--- PROMPT ---
Images should be left out, and everything else in the listing reproduced exactly.
——————————
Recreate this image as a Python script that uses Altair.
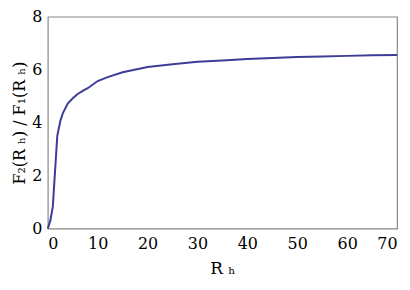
import altair as alt
import pandas as pd

rh = [0, 0.5, 1, 1.9, 2.5, 3, 4, 5, 6, 7, 8, 10, 12, 15, 20, 25, 30, 35, 40, 45, 50, 55, 60, 65, 70]
ratio = [0, 0.3, 0.82, 3.5, 4.05, 4.35, 4.72, 4.92, 5.08, 5.2, 5.3, 5.57, 5.72, 5.9, 6.1, 6.2, 6.3, 6.35, 6.4, 6.44, 6.48, 6.5, 6.52, 6.54, 6.55]
x_ticks = [0, 10, 20, 30, 40, 50, 60, 70]
y_ticks = [0, 2, 4, 6, 8]

df = pd.DataFrame({"rh": rh, "ratio": ratio})

font = "DejaVu Serif"

chart = alt.Chart(df).mark_line(color="#3d3d99", strokeWidth=2).encode(
    x=alt.X("rh:Q", scale=alt.Scale(domain=[0, 70], nice=False),
            axis=alt.Axis(values=x_ticks, title="R ₕ", grid=False, domain=False, ticks=False,
                          labelFont=font, labelFontSize=16, labelColor="#000", labelPadding=7,
                          titleFont=font, titleFontSize=17, titleFontWeight="normal",
                          titleColor="#000", titlePadding=9)),
    y=alt.Y("ratio:Q", scale=alt.Scale(domain=[0, 8], nice=False),
            axis=alt.Axis(values=y_ticks, title="F₂(R ₕ) / F₁(R ₕ)", grid=False, domain=False,
                          ticks=False, labelFont=font, labelFontSize=16, labelColor="#000",
                          labelPadding=6, titleFont=font, titleFontSize=16,
                          titleFontWeight="normal", titleColor="#000", titlePadding=4)),
).properties(
    width=351, height=213,
    autosize=alt.AutoSizeParams(type="none"),
    padding={"left": 40, "top": 8, "right": 5, "bottom": 62},
).configure_view(stroke="#888888", strokeWidth=1.2)

chart.save("out.html", embed_options={"renderer": "svg", "actions": False})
——————————
--- SOLUTION TO THIS TASK ---
Recreate this image as a Python script that uses Altair.
import altair as alt
import pandas as pd

rh = [0, 0.5, 1, 1.9, 2.5, 3, 4, 5, 6, 7, 8, 10, 12, 15, 20, 25, 30, 35, 40, 45, 50, 55, 60, 65, 70]
ratio = [0, 0.3, 0.82, 3.5, 4.05, 4.35, 4.72, 4.92, 5.08, 5.2, 5.3, 5.57, 5.72, 5.9, 6.1, 6.2, 6.3, 6.35, 6.4, 6.44, 6.48, 6.5, 6.52, 6.54, 6.55]
x_ticks = [0, 10, 20, 30, 40, 50, 60, 70]
y_ticks = [0, 2, 4, 6, 8]

df = pd.DataFrame({"rh": rh, "ratio": ratio})

font = "DejaVu Serif"

chart = alt.Chart(df).mark_line(color="#3d3d99", strokeWidth=2).encode(
    x=alt.X("rh:Q", scale=alt.Scale(domain=[0, 70], nice=False),
            axis=alt.Axis(values=x_ticks, title="R ₕ", grid=False, domain=False, ticks=False,
                          labelFont=font, labelFontSize=16, labelColor="#000", labelPadding=7,
                          titleFont=font, titleFontSize=17, titleFontWeight="normal",
                          titleColor="#000", titlePadding=9)),
    y=alt.Y("ratio:Q", scale=alt.Scale(domain=[0, 8], nice=False),
            axis=alt.Axis(values=y_ticks, title="F₂(R ₕ) / F₁(R ₕ)", grid=False, domain=False,
                          ticks=False, labelFont=font, labelFontSize=16, labelColor="#000",
                          labelPadding=6, titleFont=font, titleFontSize=16,
                          titleFontWeight="normal", titleColor="#000", titlePadding=4)),
).properties(
    width=351, height=213,
    autosize=alt.AutoSizeParams(type="none"),
    padding={"left": 40, "top": 8, "right": 5, "bottom": 62},
).configure_view(stroke="#888888", strokeWidth=1.2)

chart.save("out.html", embed_options={"renderer": "svg", "actions": False})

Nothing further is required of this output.